# Exercise requirements
Each line of the listing that contains the word "this" is to be copied.
========
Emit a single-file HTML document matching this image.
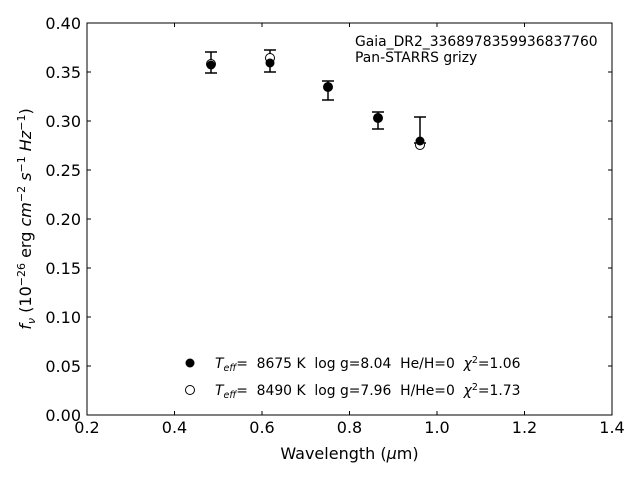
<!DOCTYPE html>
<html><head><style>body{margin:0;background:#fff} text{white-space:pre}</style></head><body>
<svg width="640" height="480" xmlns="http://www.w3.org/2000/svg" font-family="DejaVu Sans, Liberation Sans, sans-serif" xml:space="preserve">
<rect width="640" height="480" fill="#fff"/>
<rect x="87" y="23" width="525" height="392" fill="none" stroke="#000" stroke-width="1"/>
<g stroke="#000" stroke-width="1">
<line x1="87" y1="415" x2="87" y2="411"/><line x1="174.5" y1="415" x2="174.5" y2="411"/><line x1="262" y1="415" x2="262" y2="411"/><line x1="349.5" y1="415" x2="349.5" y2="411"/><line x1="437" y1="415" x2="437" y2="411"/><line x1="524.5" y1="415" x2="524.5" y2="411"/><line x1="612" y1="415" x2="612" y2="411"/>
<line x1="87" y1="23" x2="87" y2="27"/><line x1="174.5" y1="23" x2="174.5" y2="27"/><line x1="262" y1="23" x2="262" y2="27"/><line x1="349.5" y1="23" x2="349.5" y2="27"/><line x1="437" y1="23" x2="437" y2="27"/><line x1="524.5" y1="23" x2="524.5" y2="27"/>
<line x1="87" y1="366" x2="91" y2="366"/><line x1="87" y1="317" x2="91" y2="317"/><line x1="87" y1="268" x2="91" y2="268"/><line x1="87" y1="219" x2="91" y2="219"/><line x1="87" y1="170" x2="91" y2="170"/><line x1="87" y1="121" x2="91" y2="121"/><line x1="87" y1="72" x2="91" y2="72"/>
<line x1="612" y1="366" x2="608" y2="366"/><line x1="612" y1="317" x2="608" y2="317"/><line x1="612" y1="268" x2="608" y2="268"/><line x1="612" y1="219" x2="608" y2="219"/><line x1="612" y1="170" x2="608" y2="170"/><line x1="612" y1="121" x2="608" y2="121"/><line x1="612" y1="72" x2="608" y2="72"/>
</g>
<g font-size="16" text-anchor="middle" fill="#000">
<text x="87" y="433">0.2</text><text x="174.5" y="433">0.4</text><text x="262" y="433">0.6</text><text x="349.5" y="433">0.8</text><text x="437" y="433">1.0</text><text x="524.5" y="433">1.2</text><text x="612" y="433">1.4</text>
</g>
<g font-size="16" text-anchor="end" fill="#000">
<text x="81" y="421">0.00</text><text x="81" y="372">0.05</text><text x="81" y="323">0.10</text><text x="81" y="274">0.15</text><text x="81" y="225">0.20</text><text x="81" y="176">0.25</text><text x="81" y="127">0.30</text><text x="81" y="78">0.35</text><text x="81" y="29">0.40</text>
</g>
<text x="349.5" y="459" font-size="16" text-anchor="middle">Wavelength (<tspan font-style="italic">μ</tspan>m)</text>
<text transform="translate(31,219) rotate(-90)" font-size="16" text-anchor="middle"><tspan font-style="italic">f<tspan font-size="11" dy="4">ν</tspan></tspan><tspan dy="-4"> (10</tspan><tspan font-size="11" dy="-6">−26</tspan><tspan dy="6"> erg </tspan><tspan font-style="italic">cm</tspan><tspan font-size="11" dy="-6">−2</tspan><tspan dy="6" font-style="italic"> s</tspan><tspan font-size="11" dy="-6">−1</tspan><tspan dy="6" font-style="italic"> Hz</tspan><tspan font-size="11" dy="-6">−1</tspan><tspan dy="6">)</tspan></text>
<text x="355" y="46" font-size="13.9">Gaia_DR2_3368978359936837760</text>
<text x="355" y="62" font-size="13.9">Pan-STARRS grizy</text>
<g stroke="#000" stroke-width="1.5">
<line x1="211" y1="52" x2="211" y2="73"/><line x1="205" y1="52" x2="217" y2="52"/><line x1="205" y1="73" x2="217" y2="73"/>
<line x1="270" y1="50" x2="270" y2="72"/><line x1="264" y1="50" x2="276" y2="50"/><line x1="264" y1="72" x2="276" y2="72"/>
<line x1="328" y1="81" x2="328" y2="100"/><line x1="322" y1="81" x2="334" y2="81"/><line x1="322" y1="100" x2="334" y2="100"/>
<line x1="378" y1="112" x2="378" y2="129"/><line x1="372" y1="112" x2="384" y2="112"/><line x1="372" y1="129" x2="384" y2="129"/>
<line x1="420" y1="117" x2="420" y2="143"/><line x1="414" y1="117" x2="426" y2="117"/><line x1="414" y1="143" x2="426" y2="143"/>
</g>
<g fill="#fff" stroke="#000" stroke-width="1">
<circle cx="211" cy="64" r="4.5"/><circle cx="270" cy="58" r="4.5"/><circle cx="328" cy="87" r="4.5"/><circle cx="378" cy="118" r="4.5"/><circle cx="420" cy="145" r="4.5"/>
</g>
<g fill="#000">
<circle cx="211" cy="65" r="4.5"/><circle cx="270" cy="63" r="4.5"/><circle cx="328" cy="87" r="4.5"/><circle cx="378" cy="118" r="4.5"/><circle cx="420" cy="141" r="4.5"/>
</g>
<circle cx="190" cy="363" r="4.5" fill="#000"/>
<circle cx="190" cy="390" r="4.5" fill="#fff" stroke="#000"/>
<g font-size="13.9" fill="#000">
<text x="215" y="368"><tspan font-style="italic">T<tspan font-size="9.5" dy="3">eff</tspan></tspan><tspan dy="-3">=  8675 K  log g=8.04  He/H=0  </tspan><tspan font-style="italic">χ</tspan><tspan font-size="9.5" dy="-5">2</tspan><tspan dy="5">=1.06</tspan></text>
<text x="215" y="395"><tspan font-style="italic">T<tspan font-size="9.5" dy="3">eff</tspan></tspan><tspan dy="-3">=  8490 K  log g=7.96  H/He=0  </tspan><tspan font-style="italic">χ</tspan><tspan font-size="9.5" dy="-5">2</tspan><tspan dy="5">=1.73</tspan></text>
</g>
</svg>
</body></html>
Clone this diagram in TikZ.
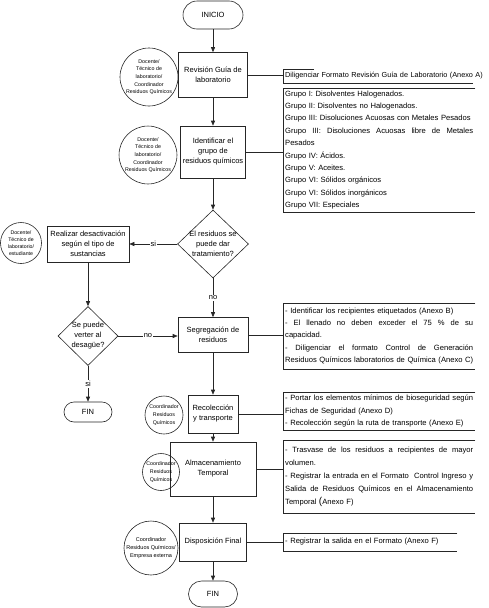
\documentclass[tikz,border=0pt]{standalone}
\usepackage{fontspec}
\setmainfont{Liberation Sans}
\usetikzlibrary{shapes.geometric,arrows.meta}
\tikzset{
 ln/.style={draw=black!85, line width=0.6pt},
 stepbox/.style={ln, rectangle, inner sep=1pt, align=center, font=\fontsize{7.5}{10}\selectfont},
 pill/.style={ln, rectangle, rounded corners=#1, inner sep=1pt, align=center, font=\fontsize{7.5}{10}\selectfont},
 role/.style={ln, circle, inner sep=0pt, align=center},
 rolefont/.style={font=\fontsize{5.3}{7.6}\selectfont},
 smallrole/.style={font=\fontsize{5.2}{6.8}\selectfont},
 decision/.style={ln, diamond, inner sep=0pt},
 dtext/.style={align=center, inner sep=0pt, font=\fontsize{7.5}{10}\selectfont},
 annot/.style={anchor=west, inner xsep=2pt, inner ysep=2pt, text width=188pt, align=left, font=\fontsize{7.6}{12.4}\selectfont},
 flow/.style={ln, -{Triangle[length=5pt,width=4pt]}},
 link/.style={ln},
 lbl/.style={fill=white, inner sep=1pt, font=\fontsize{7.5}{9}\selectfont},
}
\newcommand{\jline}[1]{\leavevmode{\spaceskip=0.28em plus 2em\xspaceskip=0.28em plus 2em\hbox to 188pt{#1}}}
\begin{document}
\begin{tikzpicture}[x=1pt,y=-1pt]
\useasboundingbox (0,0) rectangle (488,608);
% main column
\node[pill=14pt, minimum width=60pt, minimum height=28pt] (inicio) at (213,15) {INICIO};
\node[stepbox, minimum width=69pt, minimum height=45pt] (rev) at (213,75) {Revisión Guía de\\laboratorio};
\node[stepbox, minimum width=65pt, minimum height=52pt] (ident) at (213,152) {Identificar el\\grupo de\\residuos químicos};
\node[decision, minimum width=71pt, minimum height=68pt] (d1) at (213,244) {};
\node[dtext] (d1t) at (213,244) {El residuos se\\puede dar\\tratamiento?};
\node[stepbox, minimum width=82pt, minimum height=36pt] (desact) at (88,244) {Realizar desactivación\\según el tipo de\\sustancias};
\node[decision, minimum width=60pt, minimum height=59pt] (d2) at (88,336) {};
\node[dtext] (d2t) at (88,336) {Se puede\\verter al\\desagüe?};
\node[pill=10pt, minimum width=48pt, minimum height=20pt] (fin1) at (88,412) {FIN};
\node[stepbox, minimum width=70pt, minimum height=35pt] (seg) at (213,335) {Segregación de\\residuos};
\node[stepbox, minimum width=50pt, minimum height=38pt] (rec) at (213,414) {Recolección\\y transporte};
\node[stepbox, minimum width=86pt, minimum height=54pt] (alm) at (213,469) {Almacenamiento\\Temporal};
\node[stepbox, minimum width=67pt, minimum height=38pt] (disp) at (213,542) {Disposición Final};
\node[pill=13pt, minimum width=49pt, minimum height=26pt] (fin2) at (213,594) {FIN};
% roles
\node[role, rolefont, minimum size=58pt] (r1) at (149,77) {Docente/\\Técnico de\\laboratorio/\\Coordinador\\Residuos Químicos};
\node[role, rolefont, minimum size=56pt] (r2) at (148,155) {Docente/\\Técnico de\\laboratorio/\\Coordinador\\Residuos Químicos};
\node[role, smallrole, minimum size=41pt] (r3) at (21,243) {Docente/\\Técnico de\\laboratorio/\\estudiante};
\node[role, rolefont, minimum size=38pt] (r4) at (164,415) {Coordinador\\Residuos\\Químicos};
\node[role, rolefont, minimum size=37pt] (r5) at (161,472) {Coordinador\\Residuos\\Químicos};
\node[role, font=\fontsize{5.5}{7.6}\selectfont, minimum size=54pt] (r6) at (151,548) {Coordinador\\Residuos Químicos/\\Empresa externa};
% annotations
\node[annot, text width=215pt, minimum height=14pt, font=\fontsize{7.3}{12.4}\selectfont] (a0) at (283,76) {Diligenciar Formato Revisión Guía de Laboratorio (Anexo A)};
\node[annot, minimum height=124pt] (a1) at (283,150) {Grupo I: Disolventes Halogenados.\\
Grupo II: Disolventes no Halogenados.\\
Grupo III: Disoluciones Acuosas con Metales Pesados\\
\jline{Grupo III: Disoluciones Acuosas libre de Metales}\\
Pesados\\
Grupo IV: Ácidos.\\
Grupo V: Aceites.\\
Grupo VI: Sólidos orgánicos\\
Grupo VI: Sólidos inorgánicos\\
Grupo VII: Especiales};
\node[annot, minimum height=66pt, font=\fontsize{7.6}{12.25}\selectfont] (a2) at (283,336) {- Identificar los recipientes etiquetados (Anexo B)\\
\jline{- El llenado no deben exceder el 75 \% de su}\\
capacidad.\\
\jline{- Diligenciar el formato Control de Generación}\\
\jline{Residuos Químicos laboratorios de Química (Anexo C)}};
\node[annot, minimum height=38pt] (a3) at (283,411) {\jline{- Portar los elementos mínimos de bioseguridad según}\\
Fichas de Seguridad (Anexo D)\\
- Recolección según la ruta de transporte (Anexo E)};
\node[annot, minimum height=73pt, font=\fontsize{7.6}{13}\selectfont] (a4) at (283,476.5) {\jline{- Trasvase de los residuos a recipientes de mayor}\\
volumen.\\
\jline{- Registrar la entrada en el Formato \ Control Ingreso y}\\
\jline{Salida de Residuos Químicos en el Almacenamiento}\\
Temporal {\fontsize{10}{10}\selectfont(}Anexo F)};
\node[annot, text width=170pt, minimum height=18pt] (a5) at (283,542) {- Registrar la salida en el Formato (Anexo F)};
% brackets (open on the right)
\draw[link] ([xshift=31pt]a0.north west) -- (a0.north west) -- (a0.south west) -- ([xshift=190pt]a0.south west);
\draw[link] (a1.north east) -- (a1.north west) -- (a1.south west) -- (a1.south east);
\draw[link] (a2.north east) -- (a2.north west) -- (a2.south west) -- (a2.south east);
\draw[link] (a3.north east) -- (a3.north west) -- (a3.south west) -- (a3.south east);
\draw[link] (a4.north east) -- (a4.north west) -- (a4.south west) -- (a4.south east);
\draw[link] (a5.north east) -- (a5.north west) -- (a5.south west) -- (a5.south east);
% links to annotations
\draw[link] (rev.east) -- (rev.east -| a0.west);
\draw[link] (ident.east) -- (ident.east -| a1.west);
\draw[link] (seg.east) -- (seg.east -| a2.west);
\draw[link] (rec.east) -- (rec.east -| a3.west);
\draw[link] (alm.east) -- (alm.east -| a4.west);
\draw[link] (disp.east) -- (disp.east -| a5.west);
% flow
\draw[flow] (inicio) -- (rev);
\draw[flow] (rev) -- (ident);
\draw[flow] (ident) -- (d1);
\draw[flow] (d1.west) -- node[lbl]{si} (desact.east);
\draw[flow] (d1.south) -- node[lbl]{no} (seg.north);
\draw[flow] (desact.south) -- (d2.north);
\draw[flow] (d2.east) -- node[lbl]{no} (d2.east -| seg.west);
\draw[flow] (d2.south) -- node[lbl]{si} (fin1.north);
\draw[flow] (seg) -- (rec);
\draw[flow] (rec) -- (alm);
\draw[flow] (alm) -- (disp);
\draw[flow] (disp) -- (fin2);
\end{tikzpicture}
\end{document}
========
# Output of the exercise
Emit a single-file HTML document matching this image.
Clone this diagram in TikZ.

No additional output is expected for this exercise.